教室里,半生的爱恋

从教室,到教室,再到教室。四十三年了。

我所有的生命,以及生命里最深刻的喜怒哀乐,和学校、教室密不可分。

和大部分人一样,我的启蒙从学校开始。

我最真挚的朋友,在学校。同学、同事,甚至学生。

我的初恋,懵懂不觉,是在学校。我的婚房,是学校分给的单身宿舍。

我的孩子,在学校长大。从一个教室窜到一个教室,找妈妈。见得最多的人,除了学生,就是老师。

我的青春年华,一刻也没有和学校分开过。

数不清楚的教室,和讲台。数不清楚的同学,和学生。

这个教室,一直徘徊在梦里,所有细节清晰如昨。

1986年7月,在这间教室里,初中毕业的我,还不满十四岁。

我的学校,我的教室,和我的家乡小城,常常被我的记忆混淆。它们在我眼里有时不同,有时又似乎就是一回事。
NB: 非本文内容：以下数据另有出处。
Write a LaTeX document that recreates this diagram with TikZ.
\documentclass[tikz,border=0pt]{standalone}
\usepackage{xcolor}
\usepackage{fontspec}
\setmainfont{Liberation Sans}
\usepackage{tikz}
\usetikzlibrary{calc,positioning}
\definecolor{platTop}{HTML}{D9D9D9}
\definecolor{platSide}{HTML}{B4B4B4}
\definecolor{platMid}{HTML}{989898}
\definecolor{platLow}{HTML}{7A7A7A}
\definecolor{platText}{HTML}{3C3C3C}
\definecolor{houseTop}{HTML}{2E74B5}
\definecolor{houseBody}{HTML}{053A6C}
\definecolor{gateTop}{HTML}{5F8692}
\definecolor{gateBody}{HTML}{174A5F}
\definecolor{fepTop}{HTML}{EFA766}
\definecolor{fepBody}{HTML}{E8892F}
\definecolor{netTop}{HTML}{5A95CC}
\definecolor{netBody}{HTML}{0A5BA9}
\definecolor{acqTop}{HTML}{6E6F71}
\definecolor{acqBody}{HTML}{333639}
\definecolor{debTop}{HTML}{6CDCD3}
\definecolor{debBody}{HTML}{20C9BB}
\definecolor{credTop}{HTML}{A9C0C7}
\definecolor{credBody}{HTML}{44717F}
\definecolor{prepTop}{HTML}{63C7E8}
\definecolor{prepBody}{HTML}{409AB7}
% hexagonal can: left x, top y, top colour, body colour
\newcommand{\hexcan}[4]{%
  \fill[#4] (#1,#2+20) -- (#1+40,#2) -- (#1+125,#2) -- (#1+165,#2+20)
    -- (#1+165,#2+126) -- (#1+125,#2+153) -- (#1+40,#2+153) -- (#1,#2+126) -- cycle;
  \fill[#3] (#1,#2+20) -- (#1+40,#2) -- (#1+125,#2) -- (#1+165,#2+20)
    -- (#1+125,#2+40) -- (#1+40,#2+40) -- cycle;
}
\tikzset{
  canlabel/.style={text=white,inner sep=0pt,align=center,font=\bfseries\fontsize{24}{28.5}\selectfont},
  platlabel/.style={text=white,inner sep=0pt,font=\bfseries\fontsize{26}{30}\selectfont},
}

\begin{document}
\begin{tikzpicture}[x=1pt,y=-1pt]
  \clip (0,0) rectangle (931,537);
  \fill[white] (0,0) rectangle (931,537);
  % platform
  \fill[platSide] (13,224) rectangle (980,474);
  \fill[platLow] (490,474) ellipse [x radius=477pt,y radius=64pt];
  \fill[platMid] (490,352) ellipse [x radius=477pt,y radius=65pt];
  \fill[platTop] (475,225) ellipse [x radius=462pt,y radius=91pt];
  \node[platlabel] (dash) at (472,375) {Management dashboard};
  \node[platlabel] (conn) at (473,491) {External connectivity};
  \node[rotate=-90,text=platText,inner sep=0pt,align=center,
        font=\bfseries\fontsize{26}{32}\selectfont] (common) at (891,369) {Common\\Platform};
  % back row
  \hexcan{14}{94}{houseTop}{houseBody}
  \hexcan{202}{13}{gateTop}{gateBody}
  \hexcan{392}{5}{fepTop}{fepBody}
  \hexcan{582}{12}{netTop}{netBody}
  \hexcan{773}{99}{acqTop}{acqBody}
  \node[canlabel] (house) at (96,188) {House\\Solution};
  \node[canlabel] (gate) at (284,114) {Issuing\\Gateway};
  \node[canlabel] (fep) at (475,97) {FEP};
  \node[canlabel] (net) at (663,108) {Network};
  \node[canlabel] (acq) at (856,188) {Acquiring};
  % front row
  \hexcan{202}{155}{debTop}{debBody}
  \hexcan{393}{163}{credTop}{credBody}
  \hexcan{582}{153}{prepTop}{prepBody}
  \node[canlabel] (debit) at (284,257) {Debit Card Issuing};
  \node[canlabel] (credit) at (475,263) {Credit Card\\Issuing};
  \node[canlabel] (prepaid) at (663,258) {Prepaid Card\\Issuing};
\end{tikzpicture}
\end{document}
2014年暑假返乡,重新把上学的路走了一遍。当手搭上教室窗台,不由地,想念当年那个从窗台一遍遍翻越教室的野丫头。从这里走出的我,简单,注定没有诗人丰富的情感;偏执,成就不了辉煌的事业。心地肥沃,却一向肆无忌惮地丛生无用的野草,也不愿散播让人心悦的鲜花。热爱职业,却不肯随和规章制度。凡此种种,老天一定综合考评过,并写下了鉴定语。
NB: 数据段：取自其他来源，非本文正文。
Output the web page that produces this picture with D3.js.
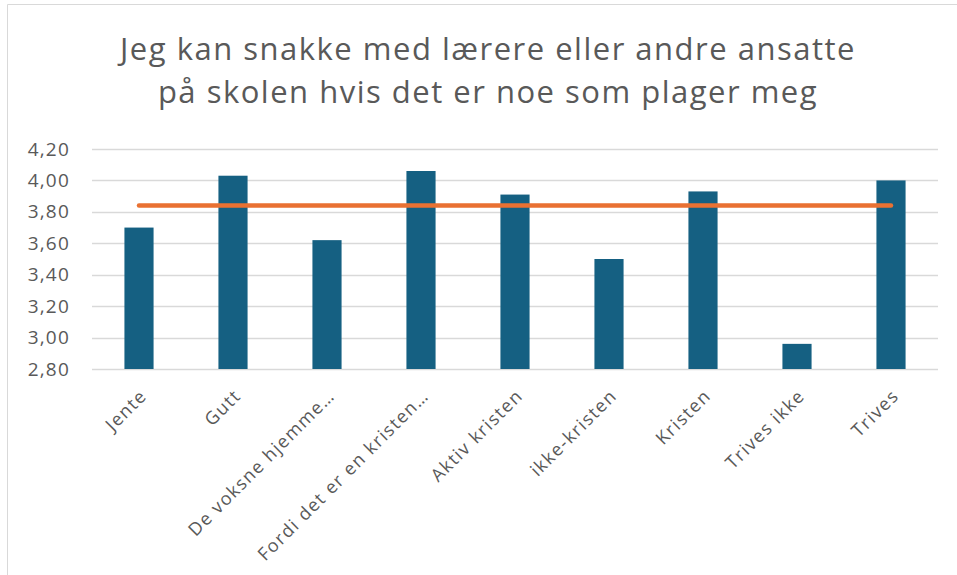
<!DOCTYPE html>
<html><head><meta charset="utf-8">
<script src="https://cdn.jsdelivr.net/npm/d3@7"></script>
<style>html,body{margin:0;padding:0;background:#fff;}svg{display:block;}</style>
</head><body><svg id="c" width="957" height="575"></svg>
<script>
const categories = ["Jente","Gutt","De voksne hjemme…","Fordi det er en kristen…","Aktiv kristen","ikke-kristen","Kristen","Trives ikke","Trives"];
const barValues = [3.70,4.03,3.62,4.06,3.91,3.50,3.93,2.96,4.00];
const lineValues = [3.84,3.84,3.84,3.84,3.84,3.84,3.84,3.84,3.84];
const yTicks = [2.8,3.0,3.2,3.4,3.6,3.8,4.0,4.2];
const titleLines = ["Jeg kan snakke med lærere eller andre ansatte","på skolen hvis det er noe som plager meg"];

const svg = d3.select("#c");
const font = "'Open Sans', 'Noto Sans', sans-serif";
const grey = "#595959";

// frame
svg.append("path").attr("d","M7.5,575 L7.5,4.5 L957,4.5").attr("fill","none").attr("stroke","#d9d9d9").attr("stroke-width",1);

const x = d3.scaleBand().domain(categories).range([92,938]).paddingInner(0.69).paddingOuter(0.345);
const y = d3.scaleLinear().domain([2.8,4.2]).range([369,149]);

// gridlines
svg.append("g").selectAll("line").data(yTicks).join("line")
  .attr("x1",92).attr("x2",938).attr("y1",d=>Math.round(y(d))+0.5).attr("y2",d=>Math.round(y(d))+0.5)
  .attr("stroke","#d9d9d9").attr("stroke-width",1.3);

// y axis labels
const yAxis = d3.axisLeft(y).tickValues(yTicks).tickSize(0).tickPadding(0)
  .tickFormat(d=>d3.format(".2f")(d).replace(".",","));
const gy = svg.append("g").attr("transform","translate(70,0)").call(yAxis);
gy.select(".domain").remove();
gy.selectAll("text").attr("fill",grey).style("font-family",font).style("font-size","19px").style("letter-spacing","1.2px");

// bars
svg.append("g").selectAll("rect").data(barValues).join("rect")
  .attr("x",(d,i)=>x(categories[i])).attr("width",x.bandwidth())
  .attr("y",d=>y(d)).attr("height",d=>y(2.8)-y(d))
  .attr("fill","#156082");

// line
const line = d3.line().x((d,i)=>x(categories[i])+x.bandwidth()/2).y(d=>y(d));
svg.append("path").datum(lineValues).attr("d",line).attr("fill","none")
  .attr("stroke","#E97132").attr("stroke-width",4.5).attr("stroke-linecap","round");

// x labels
const xAxis = d3.axisBottom(x).tickSize(0).tickPadding(0);
const gx = svg.append("g").attr("transform","translate(0,369)").call(xAxis);
gx.select(".domain").remove();
gx.selectAll("text").attr("fill",grey).style("font-family",font).style("font-size","18px").style("letter-spacing","1.4px")
  .attr("text-anchor","end").attr("dy",0).attr("y",0)
  .attr("transform","translate(9,28) rotate(-45)");

// title
svg.append("g").selectAll("text").data(titleLines).join("text")
  .attr("x",488).attr("y",(d,i)=>60+i*43).attr("text-anchor","middle")
  .attr("fill",grey).style("font-family",font).style("font-size","31px").style("letter-spacing","1.5px").text(d=>d);
</script></body></html>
培根说:成功和美德是衡量人生事业的两种尺度,同时具备这两者的人,是幸福的。

每每,获得学生的信任,比完成分值达标任务,还让人欣然。严肃的老师,能产生敬畏,但是敬畏往往也容易拉开师生的距离。随着教书时日渐增,学会听取学生的忠告,教学生,也被学生教。当我们在人格上把师生扯平的时候,就不再是让人厌烦的老师。传道,授业,解惑,应该不仅仅是学业,还应该是人事,是生活,是生命。
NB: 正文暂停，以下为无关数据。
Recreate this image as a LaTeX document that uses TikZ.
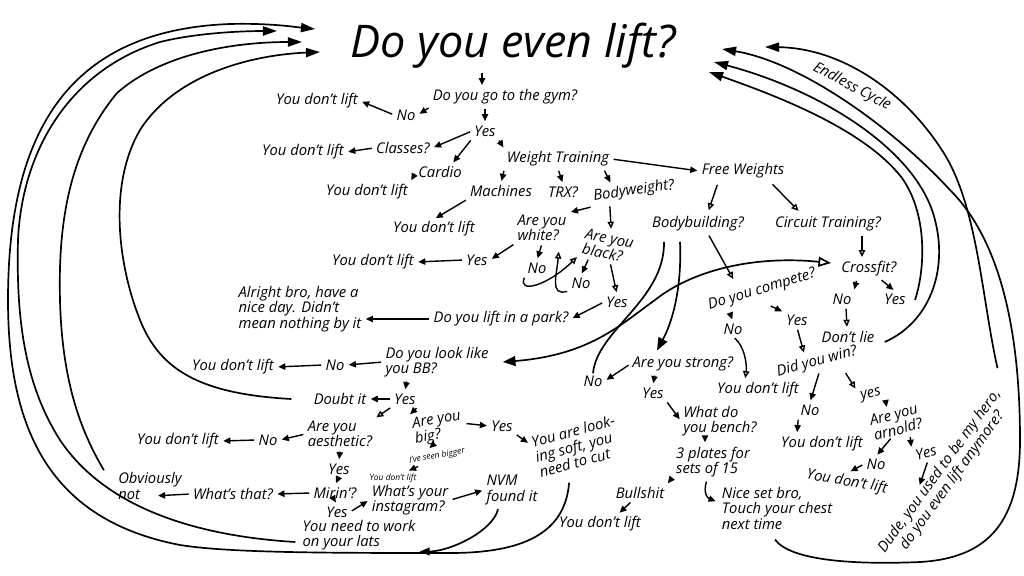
\documentclass[tikz,border=0pt]{standalone}
\usepackage{fontspec}
\setmainfont{Open Sans}
\usetikzlibrary{arrows.meta, calc}

\begin{document}
\begin{tikzpicture}[
    x=0.025cm, y=-0.025cm,
    every node/.style={font=\fontsize{10.5}{11}\selectfont\itshape, inner sep=1.5pt, align=left},
    headline/.style={font=\fontsize{32}{34}\selectfont\itshape},
    small/.style={font=\fontsize{6}{7}\selectfont\itshape},
    arr/.style={line width=1pt, shorten <=1.5pt, shorten >=1.5pt, -{Triangle[length=5pt, width=4.5pt]}},
    oarr/.style={arr, -{Triangle[open, length=5pt, width=4.5pt]}},
    bigarr/.style={line width=1.2pt, -{Triangle[length=9pt, width=7pt]}},
    midarr/.style={line width=1.2pt, -{Triangle[length=7pt, width=5.5pt]}},
    plain/.style={line width=1.2pt},
    loopback/.style={line width=1.2pt, -{Triangle[length=10pt, width=6.5pt]}},
]
\useasboundingbox (0,0) rectangle (1024,576);

% top of the chart
\node[headline] (title) at (513,46) {Do you even lift?};
\node (gym) at (505,97) {Do you go to the gym?};
\node (gymno) at (406,115) {No};
\node (nl1) at (317,101) {You don't lift};
\node (gymyes) at (485,131) {Yes};
\node (classes) at (403,148) {Classes?};
\node (nl2) at (303,152) {You don't lift};
\node (cardio) at (440,172) {Cardio};
\node (nl3) at (367,192) {You don't lift};
\node (wt) at (558,159) {Weight Training};
\node (machines) at (501,191) {Machines};
\node (trx) at (563,192) {TRX?};
\node[rotate=8] (bw) at (634,191) {Bodyweight?};
\node (fw) at (743,171) {Free Weights};
\node (nl4) at (434,229) {You don't lift};

% bodyweight branch
\node (white) at (542,228) {Are you\\white?};
\node[rotate=-12] (black) at (608,246) {Are you\\black?};
\node (whiteyes) at (477,260) {Yes};
\node (nl5) at (373,262) {You don't lift};
\node (whiteno) at (537,268) {No};
\node (blackno) at (581,283) {No};
\node (blackyes) at (617,302) {Yes};
\node (park) at (501,319) {Do you lift in a park?};
\node (alright) at (300,309) {Alright bro, have a\\nice day. Didn't\\mean nothing by it};

% free weights branch
\node (bodyb) at (698,224) {Bodybuilding?};
\node (circuit) at (828,224) {Circuit Training?};
\node (crossfit) at (869,269) {Crossfit?};
\node (cfno) at (842,299) {No};
\node (cfyes) at (895,299) {Yes};
\node (dontlie) at (848,337) {Don't lie};
\node[rotate=17] (compete) at (762,290) {Do you compete?};
\node (compno) at (733,329) {No};
\node (compyes) at (797,320) {Yes};
\node (nlc) at (758,390) {You don't lift};
\node[rotate=15] (win) at (817,362) {Did you win?};
\node (winno) at (810,410) {No};
\node (nlw) at (822,444) {You don't lift};
\node[rotate=15] (winyes) at (871,395) {yes};
\node[rotate=15] (arnold) at (896,422) {Are you\\arnold?};
\node (arnno) at (876,464) {No};
\node[rotate=-10] (nla) at (847,482) {You don't lift};
\node[rotate=15] (arnyes) at (926,453) {Yes};
\node[rotate=54, align=center] (dude) at (946,476) {Dude, you used to be my hero,\\do you even lift anymore?};
\coordinate (dudein) at (919,487);

\node (strong) at (683,364) {Are you strong?};
\node (strongno) at (593,381) {No};
\node (strongyes) at (653,393) {Yes};
\node (bench) at (720,421) {What do\\you bench?};
\node (plates) at (713,462) {3 plates for\\sets of 15};
\node (bull) at (640,493) {Bullshit};
\node (nlb) at (600,524) {You don't lift};
\node (nice) at (777,508) {Nice set bro,\\Touch your chest\\next time};

% the BB branch
\node (bb) at (437,362) {Do you look like\\you BB?};
\node (bbno) at (335,365) {No};
\node (nl6) at (233,367) {You don't lift};
\node (bbyes) at (405,399) {Yes};
\node (doubt) at (340,399) {Doubt it};
\node (aes) at (340,434) {Are you\\aesthetic?};
\node (aesno) at (268,440) {No};
\node (nl7) at (178,441) {You don't lift};
\node (aesyes) at (339,469) {Yes};
\node (mirin) at (335,493) {Mirin'?};
\node (whats) at (233,494) {What's that?};
\node (obv) at (150,486) {Obviously\\not};
\node (mirinyes) at (337,512) {Yes};
\node (insta) at (410,500) {What's your\\instagram?};
\node (lats) at (359,535) {You need to work\\on your lats};
\node (nvm) at (512,490) {NVM\\found it};
\node[rotate=10] (bigq) at (438,428) {Are you\\big?};
\node (bigyes) at (502,426) {Yes};
\node[rotate=15] (soft) at (577,446) {You are look-\\ing soft, you\\need to cut};
\node[small, rotate=10] (seen) at (437,456) {I've seen bigger};
\node[small] (nl8) at (393,478) {You don't lift};

\node[rotate=-28] (cycle) at (852,87) {Endless Cycle};

% where the loops come back in
\coordinate (tipA) at (315,29);
\coordinate (tipB) at (277,31);
\coordinate (tipC) at (302,42);
\coordinate (tipD) at (320,52);
\coordinate (tipE) at (765,47);
\coordinate (tipF) at (722,49);
\coordinate (tipG) at (714,62);
\coordinate (tipH) at (709,72);

% short arrows, top
\draw[arr] ($(title.south)+(-31,0)$) -- ($(gym.north)+(-23,0)$);
\draw[arr] (gym.south west) -- (gymno.east);
\draw[arr] (gymno.west) -- (nl1.east);
\draw[arr] ($(gym.south)+(-20,0)$) -- (gymyes.north);
\draw[arr] (gymyes.west) -- (classes.east);
\draw[arr] (classes.west) -- (nl2.east);
\draw[arr] (gymyes.south west) -- ($(cardio.north)+(12,0)$);
\draw[arr] (cardio.west) -- (nl3.north east);
\draw[arr] (gymyes.south east) -- (wt.north west);
\draw[arr] (wt.south west) -- (machines.north);
\draw[arr] (wt.south) -- (trx.north);
\draw[arr] ($(wt.south east)+(-8,0)$) -- ($(bw.north west)!0.25!(bw.north east)$);
\draw[arr] (wt.east) -- (fw.west);
\draw[arr] (machines.south west) -- (nl4.north);

% bodyweight
\draw[arr] (bw.south west) -- (white.north east);
\draw[oarr] ($(bw.south west)!0.2!(bw.south east)$) -- (black.north);
\draw[arr] (white.south west) -- (whiteyes.east);
\draw[arr] (whiteyes.west) -- (nl5.east);
\draw[arr] (white.south) -- (whiteno.north);
\draw[arr] ($(black.south west)!0.2!(black.south east)$) -- (blackno.north);
\draw[oarr] ($(black.south west)!0.6!(black.south east)$) -- (blackyes.north);
\draw[arr] (blackyes.west) -- (park.east);
\draw[arr] (park.west) -- (park.west -| alright.east);
\draw[oarr] (whiteno.south west) .. controls +(-8,18) and +(-32,31) .. (black.south west);
\draw[oarr] (blackno.south west) .. controls +(-20,6) and +(-2,25) .. ($(white.south east)+(-10,6)$);

% free weights
\draw[oarr] ($(fw.south)+(-25,2)$) -- ($(bodyb.north)+(10,-2)$);
\draw[oarr] ($(fw.south)+(28,2)$) -- ($(circuit.north)+(-28,-2)$);
\draw[oarr] ($(circuit.south)+(34,0)$) -- ($(crossfit.north)+(-7,0)$);
\draw[arr] ($(crossfit.south)+(-12,0)$) -- (cfno.north east);
\draw[arr] ($(crossfit.south)+(11,0)$) -- (cfyes.north);
\draw[oarr] ($(cfno.south)+(4,0)$) -- ($(dontlie.north)+(-1,0)$);
\draw[oarr] ($(bodyb.south)+(10,0)$) -- ($(compete.north)+(-25,0)$);
\draw[arr] ($(compete.south west)+(22,0)$) -- (compno.north);
\draw[arr] ($(compete.south)+(4,6)$) -- (compyes.north west);
\draw[oarr] (compno.south) .. controls +(12,10) and +(2,-15) .. ($(nlc.north)+(-13,0)$);
\draw[oarr] (compyes.south) -- ($(win.north)+(-10,2)$);
\draw[arr] (win.south) -- (winno.north);
\draw[arr] (winno.south west) -- ($(nlw.north)+(-25,0)$);
\draw[oarr] ($(win.south)+(25,0)$) -- (winyes.north west);
\draw[arr] (winyes.south east) -- ($(arnold.north)+(-5,2)$);
\draw[arr] ($(arnold.south)+(-8,0)$) -- (arnno.north);
\draw[arr] (arnno.west) -- (nla.north);
\draw[arr] ($(arnold.south)+(10,-2)$) -- (arnyes.north west);
\draw[arr] (arnyes.south) -- (dudein);

% strong
\draw[bigarr] ($(bodyb.south)+(-18,8)$) .. controls +(2,48) and +(15,-28) .. ($(strong.north)+(-26,-4)$);
\draw[plain] (strongno.north) .. controls (597,330) and (665,300) .. ($(bodyb.south)+(-34,8)$);
\draw[arr] (strong.west) -- (strongno.east);
\draw[arr] ($(strong.south)+(-28,0)$) -- (strongyes.north);
\draw[arr] (strongyes.south east) -- (bench.west);
\draw[arr] ($(bench.south)+(-15,0)$) -- ($(plates.north)+(-8,0)$);
\draw[arr] ($(plates.south west)+(-3,0)$) -- (bull.north east);
\draw[arr] ($(bull.south)+(-8,0)$) -- ($(nlb.north)+(18,0)$);
\draw[arr] ($(plates.south)+(-6,0)$) .. controls +(-4,14) and +(-10,-4) .. ($(nice.west)+(-2,-6)$);

% the long one across the middle
\draw[line width=1.2pt, {Triangle[length=9pt, width=7pt]}-{Triangle[open, length=9pt, width=7pt]}]
    ($(bb.east)+(12,0)$) .. controls (590,355) and (620,325) .. (655,300)
    .. controls (690,272) and (750,255) .. ($(crossfit.west)+(-8,-6)$);

% BB
\draw[arr] (bb.west) -- (bbno.east);
\draw[arr] (bbno.west) -- (nl6.east);
\draw[arr] ($(bb.south)+(-30,0)$) -- (bbyes.north);
\draw[arr] (bbyes.west) -- (doubt.east);
\draw[oarr] (bbyes.south west) -- (aes.north east);
\draw[arr] (bbyes.south east) -- (bigq.north west);
\draw[arr] (bigq.east) -- (bigyes.west);
\draw[arr] (bigyes.south east) -- ($(soft.north west)!0.4!(soft.west)$);
\draw[arr] ($(bigq.south)+(-8,0)$) -- ($(seen.north)+(-8,0)$);
\draw[arr] ($(seen.south west)!0.2!(seen.south east)$) -- ($(nl8.north)+(14,0)$);
\draw[arr] (aes.west) -- (aesno.east);
\draw[arr] (aesno.west) -- (nl7.east);
\draw[arr] (aes.south) -- (aesyes.north);
\draw[arr] (aesyes.south) -- (mirin.north);
\draw[arr] (mirin.west) -- (whats.east);
\draw[arr] (whats.west) -- ($(obv.south)+(6,-6)$);
\draw[arr] (mirin.south) -- (mirinyes.north);
\draw[arr] (mirinyes.east) -- (insta.west);
\draw[arr] (insta.east) -- (nvm.west);
\draw[midarr] ($(nvm.south)+(-14,2)$) .. controls +(-5,22) and +(30,0) .. ($(lats.south east)+(2,-1)$);

% back to the top, left side
\draw[loopback] ($(soft.south)+(-14,14)$) .. controls (565,535) and (520,553) .. (450,553)
    .. controls (330,553) and (230,553) .. (180,545)
    .. controls (50,520) and (8,430) .. (8,300)
    .. controls (8,130) and (70,30) .. (230,24)
    .. controls (270,23) and (295,27) .. (tipA);
\draw[loopback] ($(lats.west)+(-5,7)$) .. controls (180,535) and (100,500) .. (60,440)
    .. controls (25,385) and (16,320) .. (18,240)
    .. controls (22,150) and (70,70) .. (160,42)
    .. controls (200,32) and (250,31) .. (tipB);
\draw[loopback] ($(obv.north west)+(-12,0)$) .. controls (80,430) and (62,380) .. (60,300)
    .. controls (58,220) and (70,150) .. (117,93)
    .. controls (160,55) and (230,42) .. (tipC);
\draw[loopback] ($(doubt.west)+(-20,0)$) .. controls (200,394) and (160,370) .. (140,320)
    .. controls (118,265) and (108,185) .. (140,130)
    .. controls (175,75) and (250,55) .. (tipD);

% back to the top, right side
\draw[loopback] ($(dude.east)+(-8,-26)$) .. controls (982,300) and (978,210) .. (945,155)
    .. controls (905,90) and (840,48) .. (tipE);
\draw[loopback] ($(nice.south)+(-2,8)$) .. controls (790,560) and (850,565) .. (920,562)
    .. controls (990,558) and (1020,520) .. (1020,440)
    .. controls (1020,330) and (1000,240) .. (950,190)
    .. controls (890,125) and (800,62) .. (tipF);
\draw[loopback] ($(dontlie.east)+(8,5)$) .. controls (930,322) and (948,270) .. (935,220)
    .. controls (918,150) and (820,90) .. (tipG);
\draw[loopback] ($(cfyes.east)+(7,1)$) .. controls (925,270) and (928,215) .. (902,178)
    .. controls (865,130) and (780,97) .. (tipH);
\end{tikzpicture}
\end{document}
社会对老师的期望值较高,但评价却不高。源于旧的教育体制遗留的弊端,也不乏某些同仁忽视自身素养和业务素质的修炼,满足不了每个期望。于是,某些呼声在声讨着老师,以点带面地把所有老师打入地狱;某些呼声又对这一职业不屑一顾,以我们为应试教育的始作俑者。

时而,在教室里与学生交流,不少学生表示,以后坚决不当老师,原因有三:待遇太低,负荷量太大,程序太简单重复。

忍受冷落孤寂,才能酝酿出最醇美的酒。任由灵魂在不安和动荡中冲撞,才能产生精神的活力。在这个特殊的年代,要坚守这个职业,需要韧性,和沉静。一切事业的经由,都是在激情中创造,教师也不例外。缺乏热情的老师不是好老师,但是必须学会压抑,还要适度得力。教会学生去探求智慧,比自己探求智慧更有意义。很多时候,这份工作不求奖赏,不求理解,只在学生的眼睛里看见自己的幸福。

铁打的讲台流水的师生,讲台下的学生换了一拨又一拨。时光荏苒,多年以后的某日,在镜中,一根白发顺着发际赫然在目。恍然察觉,在学校里已经没有同事直呼我的名字了,统共两种称呼:孙姐,孙老师。呵呵,最平实的尊称。每天,站在讲台上目光炯炯地讲述着自己更新过的知识,感觉自己不是局外人,这个课堂,是我们共同的。我们有相同的心,为我们的理想倾心一生

每一次不同的人生境遇,都是一次诚恳的邀请。除了安心接受,没有其他选择。

以往,向别人介绍自己的职业:园丁,浇水,捉虫,种花。老了,竟真的开始过着这样的日子。